More than a year after the worst rail disaster in Canadian history, Ottawa has been called to account for its role in allowing a culture of lax safety practices to flourish on the country's railways.
A long-awaited report into the rail disaster in Lac-Mégantic, Que. – which killed 47 people and destroyed dozens of buildings when a train loaded with crude oil derailed and exploded in the centre of town last summer – places considerable blame on the railway involved, Montreal, Maine & Atlantic, for failing to operate safely on the night of the deadly accident.
But the findings contained in the 181-page document by the federal Transportation Safety Board also take blunt aim at Transport Canada for failing to enforce its own safety requirements, and for neglecting to act on safety concerns at MM&A that the department was aware of before the disaster on July 6, 2013.
The transportation watchdog, which independently investigates accidents, accused Transport Canada of lacking sufficient oversight of the safety regime it designed. Amid a period of extensive deregulation of the railway sector over the past decade, the federal government handed over responsibility for many safety and operating procedures to the industry. Railways were required to file details of their operating procedures with Ottawa. Transport Canada would then approve these plans – known as Safety Management Systems (SMS) – if it felt satisfied by the promises the companies were making on safety.
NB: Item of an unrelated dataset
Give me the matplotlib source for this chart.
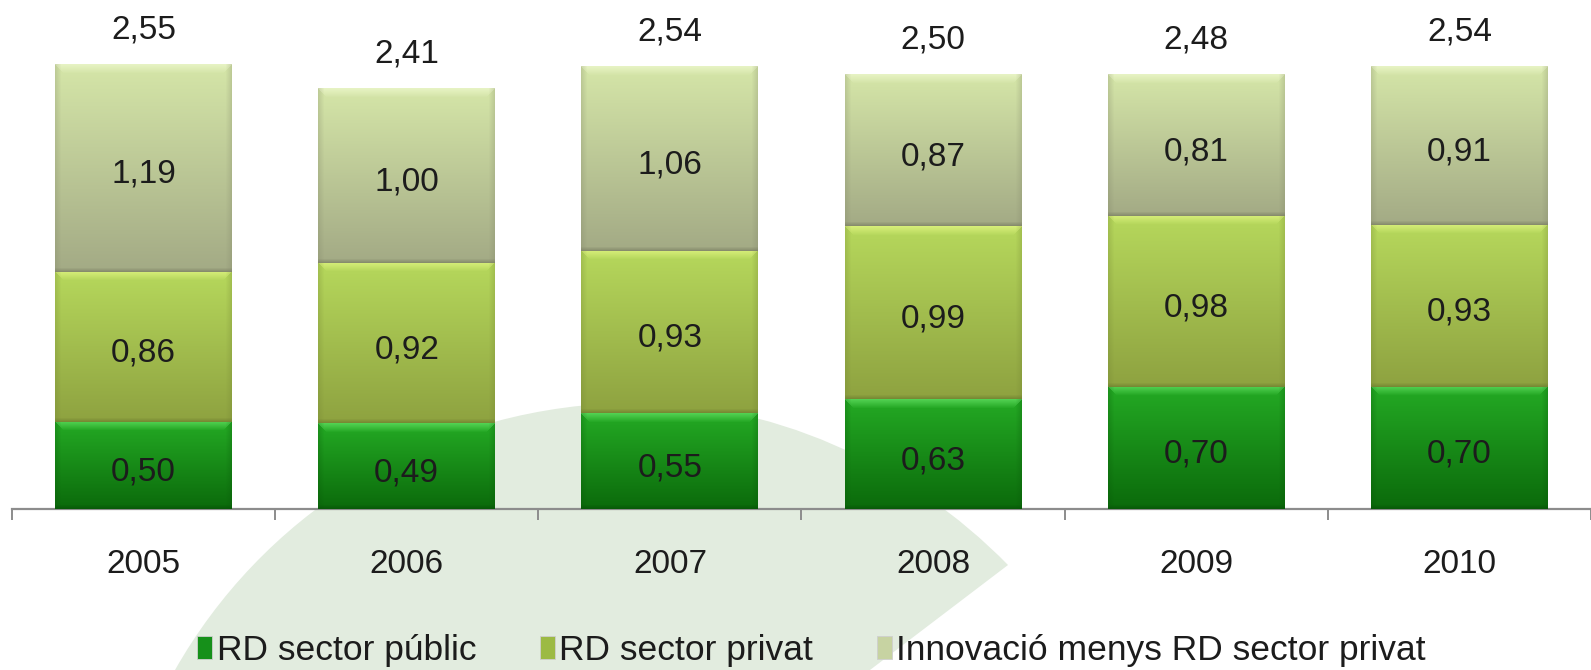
import numpy as np
import matplotlib
matplotlib.use("Agg")
import matplotlib.pyplot as plt
from matplotlib.patches import Patch, PathPatch
from matplotlib.path import Path
from matplotlib.colors import to_rgb
from matplotlib.transforms import offset_copy

years = ["2005", "2006", "2007", "2008", "2009", "2010"]
rd_public = [0.50, 0.49, 0.55, 0.63, 0.70, 0.70]
rd_privat = [0.86, 0.92, 0.93, 0.99, 0.98, 0.93]
innovacio = [1.19, 1.00, 1.06, 0.87, 0.81, 0.91]
totals = [2.55, 2.41, 2.54, 2.50, 2.48, 2.54]
series_names = ["RD sector públic", "RD sector privat", "Innovació menys RD sector privat"]

plt.rcParams['font.family'] = ['Liberation Sans', 'DejaVu Sans']

W, H = 1591, 670
fig = plt.figure(figsize=(W / 100, H / 100), dpi=100)
fig.patch.set_facecolor("white")

# faint watermark swoosh (decorative background)
def fp(x, y):
    return (x / W, 1 - y / H)
verts = [fp(175, 670), fp(260, 520), fp(420, 410), fp(620, 403),
         fp(770, 398), fp(910, 465), fp(1008, 565), fp(870, 670), fp(175, 670)]
codes = [Path.MOVETO, Path.CURVE4, Path.CURVE4, Path.CURVE4,
         Path.CURVE4, Path.CURVE4, Path.CURVE4, Path.LINETO, Path.CLOSEPOLY]
fig.patches.append(PathPatch(Path(verts, codes), transform=fig.transFigure,
                             facecolor="#e2ecdf", edgecolor="none", zorder=-10))

ax = fig.add_axes([12 / W, (H - 509) / H, 1 - 12 / W, (509 - 20.4) / H])
ax.set_zorder(1)
ax.patch.set_alpha(0)
ax.set_xlim(-0.5, len(years) - 0.5)
ax.set_ylim(0, 2.8)

styles = [
    dict(top="#24aa24", bot="#0b6a0b", bevel="#5ad85a", dark="#075407"),
    dict(top="#b6d85c", bot="#8ea240", bevel="#dcf27e", dark="#6f7f30"),
    dict(top="#d5e6a8", bot="#a3aa85", bevel="#eaf5c8", dark="#7c8064"),
]
layers = [rd_public, rd_privat, innovacio]
width = 0.672

fig.canvas.draw()
px_per_unit = (ax.transData.transform((0, 1))[1] - ax.transData.transform((0, 0))[1])
px_per_x = (ax.transData.transform((1, 0))[0] - ax.transData.transform((0, 0))[0])

def segment_image(h_px, w_px, st):
    ny, nx = max(int(round(h_px)), 2), max(int(round(w_px)), 2)
    t = np.linspace(0, 1, ny)[:, None, None]
    top, bot = np.array(to_rgb(st["top"])), np.array(to_rgb(st["bot"]))
    img = np.broadcast_to(top * (1 - t) + bot * t, (ny, nx, 3)).copy()
    bev = np.array(to_rgb(st["bevel"]))
    dark = np.array(to_rgb(st["dark"]))
    bh = 9
    for r in range(min(bh, ny)):
        a = 0.85 * (1 - r / bh)
        lo, hi = r, nx - r
        img[r, lo:hi] = img[r, lo:hi] * (1 - a) + bev * a
    sw = 6
    for c in range(min(sw, nx // 2)):
        a = 0.25 * (1 - c / sw)
        img[:, c] = img[:, c] * (1 - a) + dark * a
        img[:, nx - 1 - c] = img[:, nx - 1 - c] * (1 - a) + dark * a
    for r in range(min(4, ny)):
        a = 0.7 * (1 - r / 4)
        img[ny - 1 - r] = img[ny - 1 - r] * (1 - a) + dark * a
    return img

label_tr = offset_copy(ax.transData, fig=fig, x=0, y=-3, units="dots")
x = np.arange(len(years))
bottom = np.zeros(len(years))
for vals, st in zip(layers, styles):
    bars = ax.bar(x, vals, width, bottom=bottom, color=st["top"],
                  edgecolor="none", zorder=2)
    for xi, b0, v, bar in zip(x, bottom, vals, bars):
        img = segment_image(v * px_per_unit, width * px_per_x, st)
        im = ax.imshow(img, extent=[xi - width / 2, xi + width / 2, b0, b0 + v],
                       aspect="auto", zorder=3, interpolation="bilinear")
        im.set_clip_path(bar)
        ax.text(xi, b0 + v / 2, f"{v:.2f}".replace(".", ","), ha="center",
                va="center_baseline", fontsize=24, color="#1c1c1c", zorder=5,
                transform=label_tr)
    bottom = bottom + np.array(vals)

for xi, tot, top in zip(x, totals, bottom):
    ax.annotate(f"{tot:.2f}".replace(".", ","), (xi, top), xytext=(0, 27),
                textcoords="offset points", ha="center", va="center_baseline",
                fontsize=24, color="#1c1c1c")

for s in ["top", "right", "left"]:
    ax.spines[s].set_visible(False)
ax.spines["bottom"].set_color("#8c8c8c")
ax.spines["bottom"].set_linewidth(1.6)
ax.set_yticks([])
ax.set_xticks(np.arange(-0.5, len(years), 1.0))
ax.set_xticklabels([])
ax.tick_params(axis="x", which="major", direction="out", length=8, width=1.4,
               color="#8c8c8c")
ax.set_xticks(x, minor=True)
ax.set_xticklabels(years, minor=True, fontsize=24, color="#1c1c1c")
ax.tick_params(axis="x", which="minor", length=0, pad=29)

handles = [Patch(facecolor=c, edgecolor="#cfcfcf", linewidth=0.6)
           for c in ["#16901a", "#9cba44", "#c7d3a2"]]
fig.legend(handles, series_names, loc="center", bbox_to_anchor=(0.510, 0.029),
           ncol=3, frameon=False, fontsize=25.5, handlelength=0.42,
           handleheight=0.62, handletextpad=0.12, columnspacing=1.8,
           labelcolor="#1c1c1c", borderaxespad=0, borderpad=0)

fig.savefig("out.png", dpi=100, facecolor="white")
However, the TSB said the government did not adequately investigate whether MM&A was actually following those procedures. Away from Transport Canada's eyes, the railway was conducting itself with insufficient federal oversight.
"MM&A really only had a safety management system on paper," TSB chair Wendy Tadros said Tuesday after the report was made public in Lac-Mégantic, which is still struggling to rebuild 13 months after the core of the town was destroyed. In addition to failing to keep consistent tabs on the railway, Ms. Tadros said the watchdog is concerned that Transport Canada failed to act on concerns that arose when they were found when checks were carried out.
"The problem is not just about the frequency of Transport Canada's audits, but also extended to a failure to follow up on issues that came up during the regulator's routine inspections," Ms. Tadros said.
It is a troubling indictment of the way the federal government has managed rail safety for the past several years, culminating in the Lac-Mégantic disaster, which came at a time when railways have been moving record amounts of crude oil by rail to make up for a shortage of pipelines. The train that exploded was carrying 7.7-million litres of volatile crude oil from fields in North Dakota, and was destined for a refinery in Saint John, N.B. "This booming industry where oil trains were shipping more and more oil across Canada and across the border ran largely unchecked," Ms. Tadros said.
The investigation found that too few brakes were set on the train by the conductor when the train was parked for the night, at the top of a slope near Nantes, Que. The conductor set just seven hand brakes – which are manually set on each car – and relied on the train's air-brake system to also hold the train in place for the night. But when the train caught fire, forcing emergency crews to shut down the engines, the air-brake system eventually failed.
The TSB report said MM&A failed to follow safety procedures by not setting enough brakes, and criticized the railway for operating under "a weak safety culture." The report issued several recommendations that the TSB believes need to be introduced by Transport Canada, including better methods for securing trains, such as new brake systems and putting chocks under the wheels. The report also recommends the government step up its enforcement of railway safety procedures.
Responding to the report, Transport Minister Lisa Raitt said her department will look at the recommendations, but would not immediately commit to implementing them. "The fact is there are rules in this country when it comes to Transport Canada and the transport of dangerous goods. And in this case, the rules were not followed," Ms. Raitt said. "Transport Canada will take a look at the TSB recommendations regarding its own practices, and I'll get advice from the deputy [minister] as to what to proceed with."
Ms. Tadros acknowledged criticism that Transport Canada is too close with the railways, but said the investigation reached no conclusions on that point. However, she expressed frustration with industry attempts to water down Transport Canada's response to previous TSB recommendations.
Lac-Mégantic Mayor Colette Roy-Laroche said the government should not be subject to pressure from the railway industry, which has argued in the past that tougher regulations could hurt their business and impact service, which she called blackmail. "We demand that finances no longer be at the heart of regulations," she said. "Transport Canada shouldn't give in to railway blackmail, when they threaten to interrupt service when we don't do everything they want."
While the TSB report spread the blame for the situation between MM&A and Transport Canada, the railway's chairman said the disaster was due to the failing of the conductor in charge that night.
"If you have a situation where the engineer violates the rules – the man in charge of the train violates the rules – it creates a situation, a tragic situation," MM&A chairman Ed Burkhardt said. "The fact is this is a failure of one individual."
However, Thomas Walsh, a lawyer for engineer Tom Harding, said the report may not change the way his client's criminal case proceeds, but it goes a long way toward showing the public that Mr. Harding was not the only one at fault in the crash. "I think what it means for him and the other people that are accused right now – the only people that are accused – is that the public is aware now that their role in that thing was a partial role."